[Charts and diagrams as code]
_ _ _

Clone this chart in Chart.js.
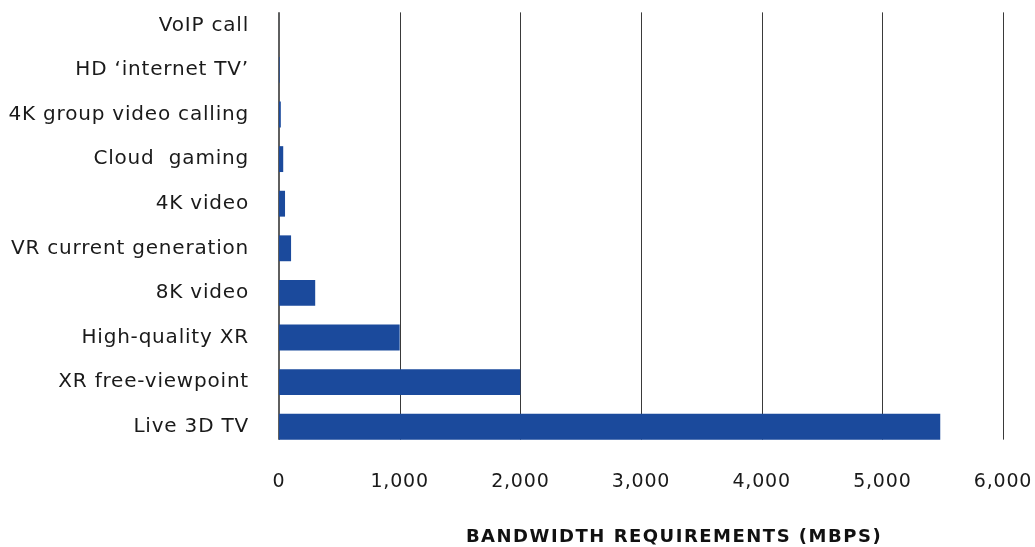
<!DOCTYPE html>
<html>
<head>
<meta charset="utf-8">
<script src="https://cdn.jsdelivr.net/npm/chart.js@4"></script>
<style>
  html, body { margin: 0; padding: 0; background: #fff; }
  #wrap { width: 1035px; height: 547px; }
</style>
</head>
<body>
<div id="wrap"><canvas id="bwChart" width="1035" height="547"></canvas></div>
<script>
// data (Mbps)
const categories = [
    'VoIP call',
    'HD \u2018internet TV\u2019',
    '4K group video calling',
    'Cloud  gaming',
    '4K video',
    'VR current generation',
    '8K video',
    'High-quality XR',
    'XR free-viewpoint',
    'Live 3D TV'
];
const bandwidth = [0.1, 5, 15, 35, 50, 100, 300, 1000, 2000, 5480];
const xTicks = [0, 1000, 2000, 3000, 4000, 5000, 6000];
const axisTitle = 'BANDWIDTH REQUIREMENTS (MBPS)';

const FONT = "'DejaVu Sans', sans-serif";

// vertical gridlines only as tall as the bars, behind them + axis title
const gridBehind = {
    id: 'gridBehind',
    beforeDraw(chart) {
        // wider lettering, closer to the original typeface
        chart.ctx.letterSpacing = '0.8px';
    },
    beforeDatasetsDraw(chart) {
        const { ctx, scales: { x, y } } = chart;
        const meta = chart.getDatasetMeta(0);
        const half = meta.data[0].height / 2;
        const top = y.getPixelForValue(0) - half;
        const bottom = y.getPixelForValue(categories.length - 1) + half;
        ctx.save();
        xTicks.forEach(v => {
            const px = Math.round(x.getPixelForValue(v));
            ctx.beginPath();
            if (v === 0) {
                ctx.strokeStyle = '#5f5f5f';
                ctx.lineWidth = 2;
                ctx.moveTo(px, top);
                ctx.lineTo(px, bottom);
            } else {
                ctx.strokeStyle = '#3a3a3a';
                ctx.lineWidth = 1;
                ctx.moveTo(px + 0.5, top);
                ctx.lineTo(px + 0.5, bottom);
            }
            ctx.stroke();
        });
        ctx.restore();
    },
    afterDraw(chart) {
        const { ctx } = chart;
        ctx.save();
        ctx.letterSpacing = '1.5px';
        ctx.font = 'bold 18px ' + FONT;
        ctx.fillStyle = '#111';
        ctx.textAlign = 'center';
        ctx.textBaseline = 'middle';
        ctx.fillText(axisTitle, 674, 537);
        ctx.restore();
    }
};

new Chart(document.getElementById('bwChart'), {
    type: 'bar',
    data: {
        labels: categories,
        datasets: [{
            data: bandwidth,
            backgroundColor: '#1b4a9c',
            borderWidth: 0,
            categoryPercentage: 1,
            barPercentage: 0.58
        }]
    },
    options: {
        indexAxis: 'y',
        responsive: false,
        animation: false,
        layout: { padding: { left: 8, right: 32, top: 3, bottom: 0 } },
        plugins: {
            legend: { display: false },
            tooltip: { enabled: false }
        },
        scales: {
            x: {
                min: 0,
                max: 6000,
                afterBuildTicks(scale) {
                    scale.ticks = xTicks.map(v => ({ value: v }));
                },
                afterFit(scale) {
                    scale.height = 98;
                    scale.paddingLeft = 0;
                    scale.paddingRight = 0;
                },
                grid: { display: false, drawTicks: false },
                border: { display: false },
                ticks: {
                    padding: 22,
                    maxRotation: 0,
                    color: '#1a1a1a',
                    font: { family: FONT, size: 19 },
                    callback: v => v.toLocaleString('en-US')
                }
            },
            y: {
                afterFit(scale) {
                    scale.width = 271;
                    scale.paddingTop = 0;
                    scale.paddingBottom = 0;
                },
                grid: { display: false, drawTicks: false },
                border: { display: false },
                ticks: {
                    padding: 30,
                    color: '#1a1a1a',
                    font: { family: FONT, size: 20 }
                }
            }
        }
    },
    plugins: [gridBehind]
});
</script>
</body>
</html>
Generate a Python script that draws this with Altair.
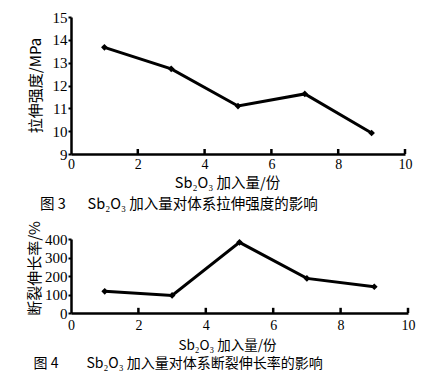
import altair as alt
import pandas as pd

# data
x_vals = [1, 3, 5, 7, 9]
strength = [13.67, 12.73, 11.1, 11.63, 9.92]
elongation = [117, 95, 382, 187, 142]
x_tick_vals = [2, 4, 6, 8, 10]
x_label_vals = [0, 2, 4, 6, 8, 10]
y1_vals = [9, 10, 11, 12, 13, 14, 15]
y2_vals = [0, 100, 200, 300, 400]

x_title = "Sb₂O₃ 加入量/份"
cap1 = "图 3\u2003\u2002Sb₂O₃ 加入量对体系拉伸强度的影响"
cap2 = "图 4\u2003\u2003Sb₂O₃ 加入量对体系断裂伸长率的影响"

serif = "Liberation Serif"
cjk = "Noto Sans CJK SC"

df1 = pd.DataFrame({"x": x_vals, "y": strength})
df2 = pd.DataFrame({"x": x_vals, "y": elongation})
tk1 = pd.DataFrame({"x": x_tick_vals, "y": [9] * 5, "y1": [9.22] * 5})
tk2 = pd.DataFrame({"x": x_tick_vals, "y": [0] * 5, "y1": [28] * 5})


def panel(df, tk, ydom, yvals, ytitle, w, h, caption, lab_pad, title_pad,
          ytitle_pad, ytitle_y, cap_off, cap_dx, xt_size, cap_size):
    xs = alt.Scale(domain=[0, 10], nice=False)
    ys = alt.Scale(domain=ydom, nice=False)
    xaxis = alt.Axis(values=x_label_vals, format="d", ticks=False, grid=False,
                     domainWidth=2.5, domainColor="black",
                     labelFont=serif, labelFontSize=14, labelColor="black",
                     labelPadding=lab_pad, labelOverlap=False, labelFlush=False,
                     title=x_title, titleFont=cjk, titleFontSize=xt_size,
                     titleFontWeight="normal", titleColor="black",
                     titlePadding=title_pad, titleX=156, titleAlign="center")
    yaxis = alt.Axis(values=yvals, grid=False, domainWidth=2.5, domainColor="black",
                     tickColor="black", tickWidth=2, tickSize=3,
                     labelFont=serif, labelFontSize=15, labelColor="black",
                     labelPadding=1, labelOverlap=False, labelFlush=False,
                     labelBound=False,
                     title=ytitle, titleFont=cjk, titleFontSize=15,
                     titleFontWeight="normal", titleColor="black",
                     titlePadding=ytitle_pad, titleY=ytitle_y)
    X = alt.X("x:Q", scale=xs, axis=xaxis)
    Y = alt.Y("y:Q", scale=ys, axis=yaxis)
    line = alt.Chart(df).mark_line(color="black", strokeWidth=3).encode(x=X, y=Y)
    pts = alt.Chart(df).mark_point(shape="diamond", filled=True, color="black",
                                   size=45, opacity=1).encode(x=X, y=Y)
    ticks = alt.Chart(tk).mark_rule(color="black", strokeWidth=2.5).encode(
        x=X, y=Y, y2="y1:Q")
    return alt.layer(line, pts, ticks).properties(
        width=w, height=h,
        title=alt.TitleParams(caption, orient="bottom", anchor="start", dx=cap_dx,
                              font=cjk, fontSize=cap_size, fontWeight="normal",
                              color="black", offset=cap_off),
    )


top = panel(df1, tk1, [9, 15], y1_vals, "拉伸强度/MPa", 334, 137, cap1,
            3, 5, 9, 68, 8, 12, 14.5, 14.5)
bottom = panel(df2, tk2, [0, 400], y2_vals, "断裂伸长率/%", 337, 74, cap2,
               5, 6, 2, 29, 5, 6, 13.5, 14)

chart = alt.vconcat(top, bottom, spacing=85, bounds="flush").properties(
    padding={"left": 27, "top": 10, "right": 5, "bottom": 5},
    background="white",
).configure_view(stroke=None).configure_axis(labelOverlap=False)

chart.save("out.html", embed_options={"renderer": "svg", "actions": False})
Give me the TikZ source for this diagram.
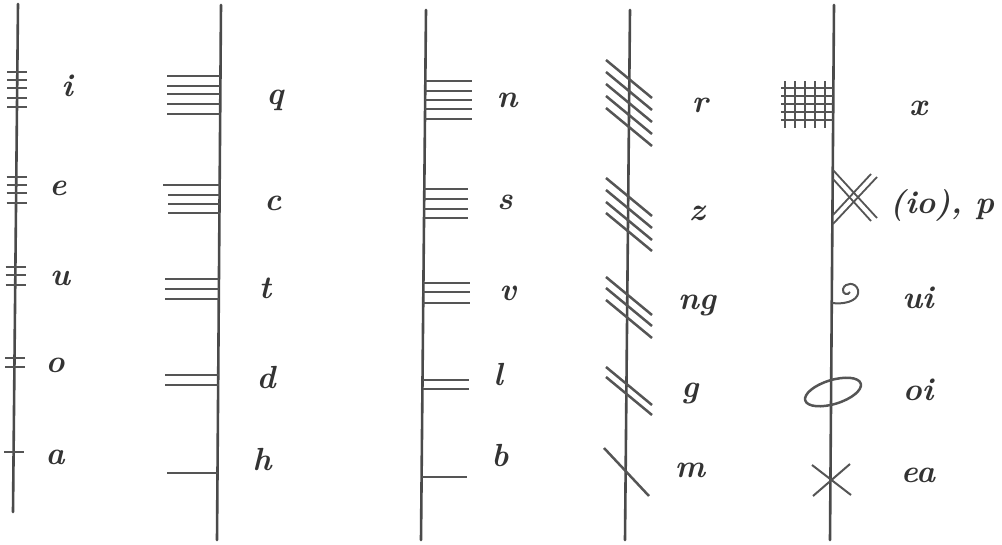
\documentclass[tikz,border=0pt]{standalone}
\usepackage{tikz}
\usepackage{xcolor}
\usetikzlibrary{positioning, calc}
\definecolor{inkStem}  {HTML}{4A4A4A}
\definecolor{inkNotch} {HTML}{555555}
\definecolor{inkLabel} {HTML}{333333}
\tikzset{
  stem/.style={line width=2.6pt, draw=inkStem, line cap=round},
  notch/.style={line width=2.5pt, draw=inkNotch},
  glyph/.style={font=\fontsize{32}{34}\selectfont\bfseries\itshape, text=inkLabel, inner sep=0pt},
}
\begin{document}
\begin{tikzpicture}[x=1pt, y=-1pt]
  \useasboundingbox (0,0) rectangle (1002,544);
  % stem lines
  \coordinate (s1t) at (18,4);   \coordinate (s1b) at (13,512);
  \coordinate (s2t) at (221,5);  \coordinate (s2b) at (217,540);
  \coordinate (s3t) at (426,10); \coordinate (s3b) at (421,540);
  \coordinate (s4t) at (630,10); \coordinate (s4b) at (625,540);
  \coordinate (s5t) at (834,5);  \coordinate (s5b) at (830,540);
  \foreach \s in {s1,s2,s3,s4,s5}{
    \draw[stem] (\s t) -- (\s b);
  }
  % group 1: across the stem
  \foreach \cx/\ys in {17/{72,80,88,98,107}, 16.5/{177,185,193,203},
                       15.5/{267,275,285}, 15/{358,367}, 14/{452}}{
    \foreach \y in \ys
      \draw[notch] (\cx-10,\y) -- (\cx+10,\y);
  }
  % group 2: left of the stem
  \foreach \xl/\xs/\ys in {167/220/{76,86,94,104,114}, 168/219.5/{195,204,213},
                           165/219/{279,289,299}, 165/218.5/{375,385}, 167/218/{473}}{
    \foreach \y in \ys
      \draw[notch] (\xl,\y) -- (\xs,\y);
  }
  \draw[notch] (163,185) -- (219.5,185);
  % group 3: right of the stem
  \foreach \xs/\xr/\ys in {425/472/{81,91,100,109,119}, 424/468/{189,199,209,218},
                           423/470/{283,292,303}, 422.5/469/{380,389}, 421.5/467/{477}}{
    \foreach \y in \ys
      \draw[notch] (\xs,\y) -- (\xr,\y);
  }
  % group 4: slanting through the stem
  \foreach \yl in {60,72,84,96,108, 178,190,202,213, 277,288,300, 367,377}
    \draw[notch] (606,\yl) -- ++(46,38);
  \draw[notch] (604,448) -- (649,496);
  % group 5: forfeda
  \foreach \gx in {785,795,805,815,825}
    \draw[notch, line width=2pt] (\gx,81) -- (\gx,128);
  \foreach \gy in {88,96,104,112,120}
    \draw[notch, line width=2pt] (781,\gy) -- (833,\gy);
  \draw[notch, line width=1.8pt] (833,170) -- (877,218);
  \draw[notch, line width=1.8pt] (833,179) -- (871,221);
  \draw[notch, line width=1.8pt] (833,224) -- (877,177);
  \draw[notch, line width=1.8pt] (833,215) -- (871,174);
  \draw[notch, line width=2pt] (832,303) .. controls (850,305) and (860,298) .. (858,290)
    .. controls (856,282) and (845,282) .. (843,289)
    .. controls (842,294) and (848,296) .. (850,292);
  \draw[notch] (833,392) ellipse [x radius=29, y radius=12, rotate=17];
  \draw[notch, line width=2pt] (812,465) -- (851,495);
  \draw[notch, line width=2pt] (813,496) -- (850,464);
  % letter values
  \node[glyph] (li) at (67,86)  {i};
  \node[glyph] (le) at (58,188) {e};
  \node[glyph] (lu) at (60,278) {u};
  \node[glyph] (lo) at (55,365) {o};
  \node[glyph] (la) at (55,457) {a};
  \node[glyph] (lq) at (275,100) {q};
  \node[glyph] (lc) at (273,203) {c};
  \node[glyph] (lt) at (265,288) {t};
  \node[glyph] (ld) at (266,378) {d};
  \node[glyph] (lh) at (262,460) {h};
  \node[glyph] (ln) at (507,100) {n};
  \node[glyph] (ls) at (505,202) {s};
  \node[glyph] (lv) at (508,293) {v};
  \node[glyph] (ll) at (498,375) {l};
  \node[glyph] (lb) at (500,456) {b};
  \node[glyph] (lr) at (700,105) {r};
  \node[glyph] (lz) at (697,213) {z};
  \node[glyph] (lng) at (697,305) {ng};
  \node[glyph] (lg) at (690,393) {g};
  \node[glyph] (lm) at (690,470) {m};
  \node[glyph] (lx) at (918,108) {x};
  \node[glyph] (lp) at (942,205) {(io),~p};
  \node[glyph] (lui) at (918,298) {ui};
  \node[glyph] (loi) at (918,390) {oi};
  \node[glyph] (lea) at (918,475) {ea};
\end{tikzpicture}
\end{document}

_ _ _

■ Aim of the exercise ■
The first line to copy holds "Generate a Python", and the last holds "import pandas as pd". Copy them and the lines between exactly, leaving out pictures.

■ In response ■
Generate a Python script that draws this with Altair.
import altair as alt
import pandas as pd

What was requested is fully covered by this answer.